▸ **SOURCE DATA**:
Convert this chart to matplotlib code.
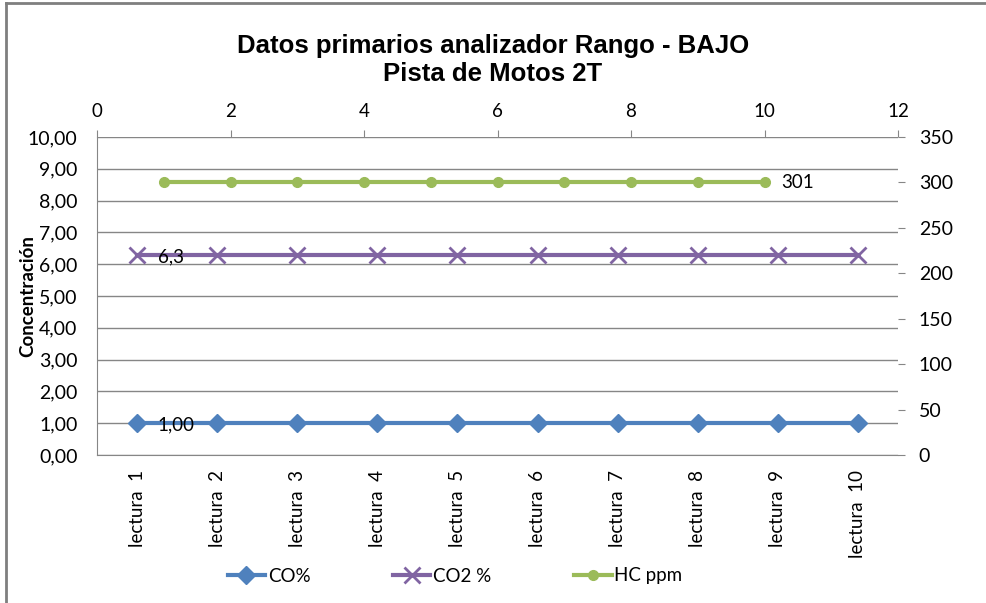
import matplotlib.pyplot as plt
from matplotlib.ticker import FuncFormatter, MultipleLocator
from matplotlib.lines import Line2D

# ---- data ----
categorias = ["lectura  1", "lectura  2", "lectura  3", "lectura  4", "lectura  5",
              "lectura  6", "lectura  7", "lectura  8", "lectura  9", "lectura  10"]
co_pct = [1.00, 1.00, 1.00, 1.00, 1.00, 1.00, 1.00, 1.00, 1.00, 1.00]
co2_pct = [6.3, 6.3, 6.3, 6.3, 6.3, 6.3, 6.3, 6.3, 6.3, 6.3]
hc_x = [1, 2, 3, 4, 5, 6, 7, 8, 9, 10]
hc_ppm = [301, 301, 301, 301, 301, 301, 301, 301, 301, 301]

AZUL = '#4F81BD'
MORADO = '#8064A2'
VERDE = '#9BBB59'
GRIS = '#868686'

plt.rcParams['font.family'] = ['Lato', 'DejaVu Sans']
titulo_font = ['Liberation Sans', 'DejaVu Sans']

fig = plt.figure(figsize=(9.86, 6.03), dpi=100)
pos = [97 / 986, 1 - 455 / 603, (898 - 97) / 986, (455 - 137) / 603]
ax = fig.add_axes(pos)
ax2 = fig.add_axes(pos, frameon=False)

# eje primario: categorias
xs = list(range(len(categorias)))
ax.plot(xs, co_pct, color=AZUL, lw=3, marker='D', ms=9, zorder=3)
ax.plot(xs, co2_pct, color=MORADO, lw=3, marker='x', ms=12, mew=2, zorder=3)
ax.set_xlim(-0.5, 9.5)
ax.set_ylim(0, 10)
ax.yaxis.set_major_locator(MultipleLocator(1))
ax.yaxis.set_major_formatter(FuncFormatter(lambda v, p: f"{v:.2f}".replace('.', ',')))
ax.set_xticks(xs)
ax.set_xticklabels(categorias, rotation=90, fontsize=13.5)
ax.tick_params(axis='x', length=0, pad=11)
ax.tick_params(axis='y', length=0, labelsize=14, pad=14)
ax.grid(axis='y', color=GRIS, lw=1)
ax.set_axisbelow(True)
for s in ['top', 'right']:
    ax.spines[s].set_visible(False)
for s in ['left', 'bottom']:
    ax.spines[s].set_color(GRIS)
ax.set_ylabel('Concentración', fontsize=13.5, fontweight='bold')
ax.yaxis.set_label_coords((36 - 97) / 801, 0.5)

# etiquetas de datos
ax.annotate('1,00', (xs[0], co_pct[0]), xytext=(15, -1.5), textcoords='offset points',
            ha='left', va='center', fontsize=13.5)
ax.annotate('6,3', (xs[0], co2_pct[0]), xytext=(15, -1.5), textcoords='offset points',
            ha='left', va='center', fontsize=13.5)

# eje secundario: HC ppm
ax2.plot(hc_x, hc_ppm, color=VERDE, lw=3, marker='o', ms=7, zorder=3)
ax2.set_xlim(0, 12)
ax2.set_ylim(0, 350)
ax2.xaxis.set_major_locator(MultipleLocator(2))
ax2.yaxis.set_major_locator(MultipleLocator(50))
ax2.xaxis.tick_top()
ax2.yaxis.tick_right()
ax2.tick_params(axis='x', color=GRIS, length=5, labelsize=13.5, pad=7)
ax2.tick_params(axis='y', color=GRIS, length=5, labelsize=14, pad=10)
ax2.spines['top'].set_visible(True)
ax2.spines['right'].set_visible(True)
ax2.spines['top'].set_color(GRIS)
ax2.spines['right'].set_color(GRIS)
ax2.annotate('301', (hc_x[-1], hc_ppm[-1]), xytext=(12, -1), textcoords='offset points',
             ha='left', va='center', fontsize=13.5)

fig.suptitle('Datos primarios analizador Rango - BAJO\nPista de Motos 2T',
             y=1 - 60 / 603, va='center', fontsize=18.5, fontweight='bold', family=titulo_font,
             linespacing=1.2)

handles = [Line2D([], [], color=AZUL, lw=3, marker='D', ms=9),
           Line2D([], [], color=MORADO, lw=3, marker='x', ms=12, mew=2),
           Line2D([], [], color=VERDE, lw=3, marker='o', ms=7)]
fig.legend(handles, ['CO%', 'CO2 %', 'HC ppm'], loc='center', ncol=3,
           bbox_to_anchor=(455 / 986, 1 - 576 / 603), frameon=False, fontsize=13.5,
           handlelength=2.0, handletextpad=0.15, columnspacing=4.4)

# marco exterior
fig.add_artist(Line2D([6 / 986, 6 / 986], [0, 1 - 3 / 603], color='#7F7F7F', lw=2,
                      transform=fig.transFigure))
fig.add_artist(Line2D([6 / 986, 1], [1 - 3 / 603, 1 - 3 / 603], color='#7F7F7F', lw=2,
                      transform=fig.transFigure))

fig.savefig('out.png', dpi=100)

▸ **WORK INSTRUCTIONS**: Quote the material in full and exactly; do not carry over its pictures.

▸ **FINISHED TASK**:
Convert this chart to matplotlib code.
import matplotlib.pyplot as plt
from matplotlib.ticker import FuncFormatter, MultipleLocator
from matplotlib.lines import Line2D

# ---- data ----
categorias = ["lectura  1", "lectura  2", "lectura  3", "lectura  4", "lectura  5",
              "lectura  6", "lectura  7", "lectura  8", "lectura  9", "lectura  10"]
co_pct = [1.00, 1.00, 1.00, 1.00, 1.00, 1.00, 1.00, 1.00, 1.00, 1.00]
co2_pct = [6.3, 6.3, 6.3, 6.3, 6.3, 6.3, 6.3, 6.3, 6.3, 6.3]
hc_x = [1, 2, 3, 4, 5, 6, 7, 8, 9, 10]
hc_ppm = [301, 301, 301, 301, 301, 301, 301, 301, 301, 301]

AZUL = '#4F81BD'
MORADO = '#8064A2'
VERDE = '#9BBB59'
GRIS = '#868686'

plt.rcParams['font.family'] = ['Lato', 'DejaVu Sans']
titulo_font = ['Liberation Sans', 'DejaVu Sans']

fig = plt.figure(figsize=(9.86, 6.03), dpi=100)
pos = [97 / 986, 1 - 455 / 603, (898 - 97) / 986, (455 - 137) / 603]
ax = fig.add_axes(pos)
ax2 = fig.add_axes(pos, frameon=False)

# eje primario: categorias
xs = list(range(len(categorias)))
ax.plot(xs, co_pct, color=AZUL, lw=3, marker='D', ms=9, zorder=3)
ax.plot(xs, co2_pct, color=MORADO, lw=3, marker='x', ms=12, mew=2, zorder=3)
ax.set_xlim(-0.5, 9.5)
ax.set_ylim(0, 10)
ax.yaxis.set_major_locator(MultipleLocator(1))
ax.yaxis.set_major_formatter(FuncFormatter(lambda v, p: f"{v:.2f}".replace('.', ',')))
ax.set_xticks(xs)
ax.set_xticklabels(categorias, rotation=90, fontsize=13.5)
ax.tick_params(axis='x', length=0, pad=11)
ax.tick_params(axis='y', length=0, labelsize=14, pad=14)
ax.grid(axis='y', color=GRIS, lw=1)
ax.set_axisbelow(True)
for s in ['top', 'right']:
    ax.spines[s].set_visible(False)
for s in ['left', 'bottom']:
    ax.spines[s].set_color(GRIS)
ax.set_ylabel('Concentración', fontsize=13.5, fontweight='bold')
ax.yaxis.set_label_coords((36 - 97) / 801, 0.5)

# etiquetas de datos
ax.annotate('1,00', (xs[0], co_pct[0]), xytext=(15, -1.5), textcoords='offset points',
            ha='left', va='center', fontsize=13.5)
ax.annotate('6,3', (xs[0], co2_pct[0]), xytext=(15, -1.5), textcoords='offset points',
            ha='left', va='center', fontsize=13.5)

# eje secundario: HC ppm
ax2.plot(hc_x, hc_ppm, color=VERDE, lw=3, marker='o', ms=7, zorder=3)
ax2.set_xlim(0, 12)
ax2.set_ylim(0, 350)
ax2.xaxis.set_major_locator(MultipleLocator(2))
ax2.yaxis.set_major_locator(MultipleLocator(50))
ax2.xaxis.tick_top()
ax2.yaxis.tick_right()
ax2.tick_params(axis='x', color=GRIS, length=5, labelsize=13.5, pad=7)
ax2.tick_params(axis='y', color=GRIS, length=5, labelsize=14, pad=10)
ax2.spines['top'].set_visible(True)
ax2.spines['right'].set_visible(True)
ax2.spines['top'].set_color(GRIS)
ax2.spines['right'].set_color(GRIS)
ax2.annotate('301', (hc_x[-1], hc_ppm[-1]), xytext=(12, -1), textcoords='offset points',
             ha='left', va='center', fontsize=13.5)

fig.suptitle('Datos primarios analizador Rango - BAJO\nPista de Motos 2T',
             y=1 - 60 / 603, va='center', fontsize=18.5, fontweight='bold', family=titulo_font,
             linespacing=1.2)

handles = [Line2D([], [], color=AZUL, lw=3, marker='D', ms=9),
           Line2D([], [], color=MORADO, lw=3, marker='x', ms=12, mew=2),
           Line2D([], [], color=VERDE, lw=3, marker='o', ms=7)]
fig.legend(handles, ['CO%', 'CO2 %', 'HC ppm'], loc='center', ncol=3,
           bbox_to_anchor=(455 / 986, 1 - 576 / 603), frameon=False, fontsize=13.5,
           handlelength=2.0, handletextpad=0.15, columnspacing=4.4)

# marco exterior
fig.add_artist(Line2D([6 / 986, 6 / 986], [0, 1 - 3 / 603], color='#7F7F7F', lw=2,
                      transform=fig.transFigure))
fig.add_artist(Line2D([6 / 986, 1], [1 - 3 / 603, 1 - 3 / 603], color='#7F7F7F', lw=2,
                      transform=fig.transFigure))

fig.savefig('out.png', dpi=100)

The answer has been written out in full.